--- start of Entries supplied ---

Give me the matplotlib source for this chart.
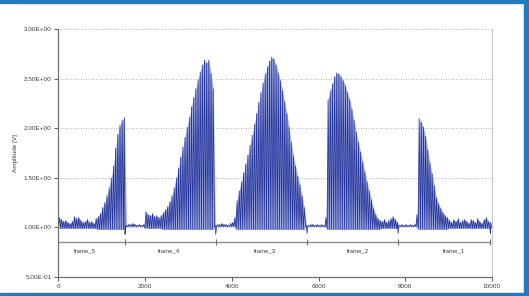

--- end of Entries supplied ---
--- start of Entries supplied ---

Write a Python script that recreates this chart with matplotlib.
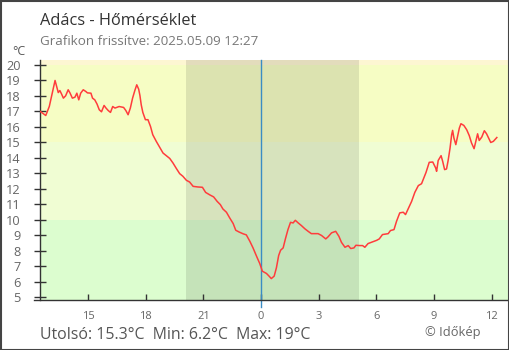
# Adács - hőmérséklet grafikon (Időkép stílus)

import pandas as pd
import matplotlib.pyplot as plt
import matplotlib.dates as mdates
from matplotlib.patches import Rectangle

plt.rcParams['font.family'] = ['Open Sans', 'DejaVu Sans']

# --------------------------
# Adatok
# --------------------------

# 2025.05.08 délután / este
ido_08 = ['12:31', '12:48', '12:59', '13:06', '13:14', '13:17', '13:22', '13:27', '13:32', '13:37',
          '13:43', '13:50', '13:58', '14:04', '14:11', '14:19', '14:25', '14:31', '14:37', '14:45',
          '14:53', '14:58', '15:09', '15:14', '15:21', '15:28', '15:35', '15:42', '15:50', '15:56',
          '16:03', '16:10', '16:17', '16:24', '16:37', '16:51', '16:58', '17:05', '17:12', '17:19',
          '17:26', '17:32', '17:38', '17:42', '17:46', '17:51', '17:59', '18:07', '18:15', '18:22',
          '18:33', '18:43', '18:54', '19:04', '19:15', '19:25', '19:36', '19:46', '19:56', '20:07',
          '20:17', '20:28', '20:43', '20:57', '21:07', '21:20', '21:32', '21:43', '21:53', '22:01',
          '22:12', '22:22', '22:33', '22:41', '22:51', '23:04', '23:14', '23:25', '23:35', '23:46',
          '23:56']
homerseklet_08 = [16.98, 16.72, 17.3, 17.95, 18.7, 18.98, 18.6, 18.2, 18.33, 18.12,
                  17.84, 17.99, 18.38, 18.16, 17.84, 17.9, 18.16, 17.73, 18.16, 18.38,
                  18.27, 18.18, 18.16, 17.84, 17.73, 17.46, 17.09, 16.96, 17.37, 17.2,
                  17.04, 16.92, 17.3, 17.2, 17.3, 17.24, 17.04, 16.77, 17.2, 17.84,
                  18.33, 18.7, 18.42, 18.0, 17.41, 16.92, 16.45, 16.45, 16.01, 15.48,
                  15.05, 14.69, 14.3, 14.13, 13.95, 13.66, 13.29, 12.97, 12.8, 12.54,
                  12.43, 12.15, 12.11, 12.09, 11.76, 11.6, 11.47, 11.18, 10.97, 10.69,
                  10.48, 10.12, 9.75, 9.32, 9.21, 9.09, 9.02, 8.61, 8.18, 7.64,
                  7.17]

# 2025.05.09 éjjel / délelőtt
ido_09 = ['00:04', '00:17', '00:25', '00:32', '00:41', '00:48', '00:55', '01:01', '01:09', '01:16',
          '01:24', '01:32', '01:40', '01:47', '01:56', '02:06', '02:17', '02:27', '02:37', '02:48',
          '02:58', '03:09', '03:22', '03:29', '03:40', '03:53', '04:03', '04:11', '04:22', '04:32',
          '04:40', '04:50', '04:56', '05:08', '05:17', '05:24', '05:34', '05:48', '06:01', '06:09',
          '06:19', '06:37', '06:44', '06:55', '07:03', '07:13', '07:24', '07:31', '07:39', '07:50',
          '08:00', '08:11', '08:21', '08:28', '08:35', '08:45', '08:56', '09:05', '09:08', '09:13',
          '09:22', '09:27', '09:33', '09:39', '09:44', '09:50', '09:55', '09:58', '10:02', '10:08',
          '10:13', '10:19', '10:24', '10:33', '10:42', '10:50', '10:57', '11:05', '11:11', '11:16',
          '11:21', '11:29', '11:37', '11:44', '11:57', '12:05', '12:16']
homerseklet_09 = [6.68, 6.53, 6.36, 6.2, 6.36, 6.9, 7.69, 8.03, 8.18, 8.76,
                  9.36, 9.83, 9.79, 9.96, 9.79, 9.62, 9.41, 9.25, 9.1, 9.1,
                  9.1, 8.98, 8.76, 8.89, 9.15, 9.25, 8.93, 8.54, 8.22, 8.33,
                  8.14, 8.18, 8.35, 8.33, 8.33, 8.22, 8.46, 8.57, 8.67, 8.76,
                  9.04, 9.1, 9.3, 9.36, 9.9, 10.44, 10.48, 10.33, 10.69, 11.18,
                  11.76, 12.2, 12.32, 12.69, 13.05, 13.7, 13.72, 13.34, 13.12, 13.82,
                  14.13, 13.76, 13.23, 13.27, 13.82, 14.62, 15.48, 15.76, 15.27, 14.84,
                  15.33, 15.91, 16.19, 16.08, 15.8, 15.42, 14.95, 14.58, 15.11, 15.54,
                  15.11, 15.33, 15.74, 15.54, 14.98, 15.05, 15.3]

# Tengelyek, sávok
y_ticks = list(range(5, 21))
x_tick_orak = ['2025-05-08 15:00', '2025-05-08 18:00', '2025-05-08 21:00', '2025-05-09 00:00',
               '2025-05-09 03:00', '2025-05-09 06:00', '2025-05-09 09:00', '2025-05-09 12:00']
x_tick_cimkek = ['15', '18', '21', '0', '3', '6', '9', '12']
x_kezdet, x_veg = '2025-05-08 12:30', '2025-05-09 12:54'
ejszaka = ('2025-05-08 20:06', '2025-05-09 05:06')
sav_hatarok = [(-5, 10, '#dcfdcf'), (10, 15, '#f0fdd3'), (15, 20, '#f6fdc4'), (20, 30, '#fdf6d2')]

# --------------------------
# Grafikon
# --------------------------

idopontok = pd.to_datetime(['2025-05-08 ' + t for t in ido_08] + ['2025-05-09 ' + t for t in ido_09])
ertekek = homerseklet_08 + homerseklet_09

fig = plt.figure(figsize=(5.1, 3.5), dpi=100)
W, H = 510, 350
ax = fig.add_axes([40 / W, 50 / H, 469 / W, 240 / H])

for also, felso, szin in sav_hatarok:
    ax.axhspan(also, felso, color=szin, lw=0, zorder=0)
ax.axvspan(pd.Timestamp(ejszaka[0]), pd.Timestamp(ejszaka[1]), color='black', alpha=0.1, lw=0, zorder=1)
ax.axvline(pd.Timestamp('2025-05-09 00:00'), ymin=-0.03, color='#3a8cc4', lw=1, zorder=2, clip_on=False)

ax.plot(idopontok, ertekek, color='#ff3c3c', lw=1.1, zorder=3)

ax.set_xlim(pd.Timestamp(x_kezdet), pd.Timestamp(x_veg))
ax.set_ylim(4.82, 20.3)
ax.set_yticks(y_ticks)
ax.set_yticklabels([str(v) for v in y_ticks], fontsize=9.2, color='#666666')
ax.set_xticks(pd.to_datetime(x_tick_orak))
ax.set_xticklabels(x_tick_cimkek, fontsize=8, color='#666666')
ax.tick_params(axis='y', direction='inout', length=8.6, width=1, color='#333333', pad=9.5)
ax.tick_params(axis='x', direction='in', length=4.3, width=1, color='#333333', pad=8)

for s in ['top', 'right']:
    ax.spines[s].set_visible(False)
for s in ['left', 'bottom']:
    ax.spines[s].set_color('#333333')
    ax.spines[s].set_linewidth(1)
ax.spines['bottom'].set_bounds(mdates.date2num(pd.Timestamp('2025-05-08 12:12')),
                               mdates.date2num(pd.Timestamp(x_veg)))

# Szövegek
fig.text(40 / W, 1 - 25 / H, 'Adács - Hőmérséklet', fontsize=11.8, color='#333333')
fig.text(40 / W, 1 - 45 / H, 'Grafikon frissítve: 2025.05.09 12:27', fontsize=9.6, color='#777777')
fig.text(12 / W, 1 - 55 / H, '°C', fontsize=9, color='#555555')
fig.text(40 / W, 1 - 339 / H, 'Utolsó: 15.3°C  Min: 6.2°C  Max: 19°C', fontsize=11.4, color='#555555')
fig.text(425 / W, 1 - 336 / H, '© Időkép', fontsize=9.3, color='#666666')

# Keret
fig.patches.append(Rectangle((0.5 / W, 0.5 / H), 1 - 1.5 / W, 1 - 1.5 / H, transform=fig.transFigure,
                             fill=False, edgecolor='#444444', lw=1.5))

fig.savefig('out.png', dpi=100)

--- end of Entries supplied ---
--- start of Entries supplied ---

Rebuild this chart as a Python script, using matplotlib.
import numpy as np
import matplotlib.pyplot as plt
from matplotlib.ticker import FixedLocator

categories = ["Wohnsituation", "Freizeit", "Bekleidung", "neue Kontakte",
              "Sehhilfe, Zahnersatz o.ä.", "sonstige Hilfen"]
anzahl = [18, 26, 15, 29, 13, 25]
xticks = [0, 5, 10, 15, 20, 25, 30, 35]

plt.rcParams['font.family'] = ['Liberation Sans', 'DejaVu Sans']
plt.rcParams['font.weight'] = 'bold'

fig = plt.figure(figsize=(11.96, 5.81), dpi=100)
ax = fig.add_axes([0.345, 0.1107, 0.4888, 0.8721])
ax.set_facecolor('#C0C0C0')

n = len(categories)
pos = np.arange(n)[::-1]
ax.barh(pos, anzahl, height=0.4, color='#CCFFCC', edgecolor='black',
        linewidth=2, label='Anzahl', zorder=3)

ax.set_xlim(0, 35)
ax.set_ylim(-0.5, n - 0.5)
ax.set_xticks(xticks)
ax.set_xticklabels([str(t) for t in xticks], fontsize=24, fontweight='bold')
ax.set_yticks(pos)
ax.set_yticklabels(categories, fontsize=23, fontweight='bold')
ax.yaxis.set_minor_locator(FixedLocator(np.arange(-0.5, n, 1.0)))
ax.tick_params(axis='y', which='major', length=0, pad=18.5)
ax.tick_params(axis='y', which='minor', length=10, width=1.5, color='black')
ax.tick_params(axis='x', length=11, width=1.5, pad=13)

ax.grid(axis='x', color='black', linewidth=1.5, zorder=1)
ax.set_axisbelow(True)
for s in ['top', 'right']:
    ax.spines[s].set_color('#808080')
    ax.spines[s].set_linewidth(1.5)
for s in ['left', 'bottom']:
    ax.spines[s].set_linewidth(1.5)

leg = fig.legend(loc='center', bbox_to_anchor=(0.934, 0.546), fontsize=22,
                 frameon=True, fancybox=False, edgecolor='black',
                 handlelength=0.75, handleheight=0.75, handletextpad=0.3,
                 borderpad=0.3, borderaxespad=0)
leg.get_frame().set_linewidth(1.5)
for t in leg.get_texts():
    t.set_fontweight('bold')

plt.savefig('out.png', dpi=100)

--- end of Entries supplied ---

> [Short problem]:
Write out each line exactly as it appears, from the line with "Rebuild this chart" up to and including the line with "plt.rcParams['font.weight'] = 'bold'".

> [Output of the task]:
Rebuild this chart as a Python script, using matplotlib.
import numpy as np
import matplotlib.pyplot as plt
from matplotlib.ticker import FixedLocator

categories = ["Wohnsituation", "Freizeit", "Bekleidung", "neue Kontakte",
              "Sehhilfe, Zahnersatz o.ä.", "sonstige Hilfen"]
anzahl = [18, 26, 15, 29, 13, 25]
xticks = [0, 5, 10, 15, 20, 25, 30, 35]

plt.rcParams['font.family'] = ['Liberation Sans', 'DejaVu Sans']
plt.rcParams['font.weight'] = 'bold'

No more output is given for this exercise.